# Are you doing themes this year?



## Idahodreamer (Sep 19, 2009)

I just thought it would be interesting if anyone was doing name themes this year.


----------



## toth boer goats (Jul 20, 2008)

hmm....haven't thought about it...yet......but I'd like to hear others.... interesting ideas..... :wink: :greengrin:


----------



## sparks879 (Oct 17, 2007)

I have themes with different lines. C gemstone line Cally (short dor calomel) Chrome (short for chromite) Cinnamonstone, cyprine and crystal. My music line, harmony symphony tempo tango melody trill lyric rhythm and aria. 
My T gemstone line Tillyite and tanzanite. 
Rubies kids have HOT names, so far we have scarlett and sizzle.
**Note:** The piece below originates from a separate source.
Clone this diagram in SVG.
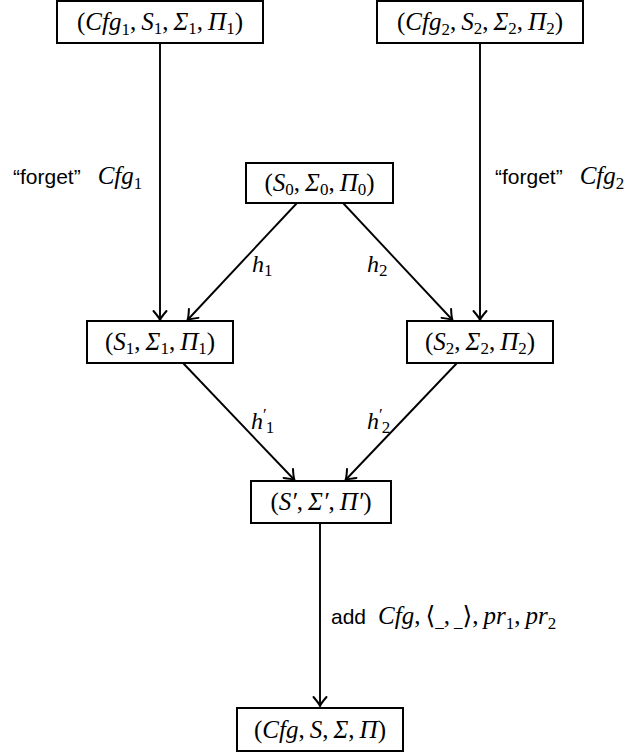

My bucks always get names that begin with the same first letter as their dams names. Buster was out of Peek A Boo, his registered name is PNutBusterParfait. Apex is out of Annie and Cyclone is out of Calliope.
beth


----------



## capriola-nd (Jul 6, 2008)

I always mean to but never actually follow through with it. I was thinking a "movie" theme or something along that. Usually I just name the kids what fits them or something that goes along with their dam or sire's names.


----------



## StaceyRosado (Oct 5, 2007)

I did a Z name theme last year -- but I dont know if I will do an A theme this year, depends if I can come up with enough A names I like


----------



## RowdyKidz (Apr 2, 2009)

I do themes based on does and bucks registered names. I have a doe I always do a Twilight theme for. She bred to my buck "Totally Wicked" so I plan on "Totally Twilight" for a name.


----------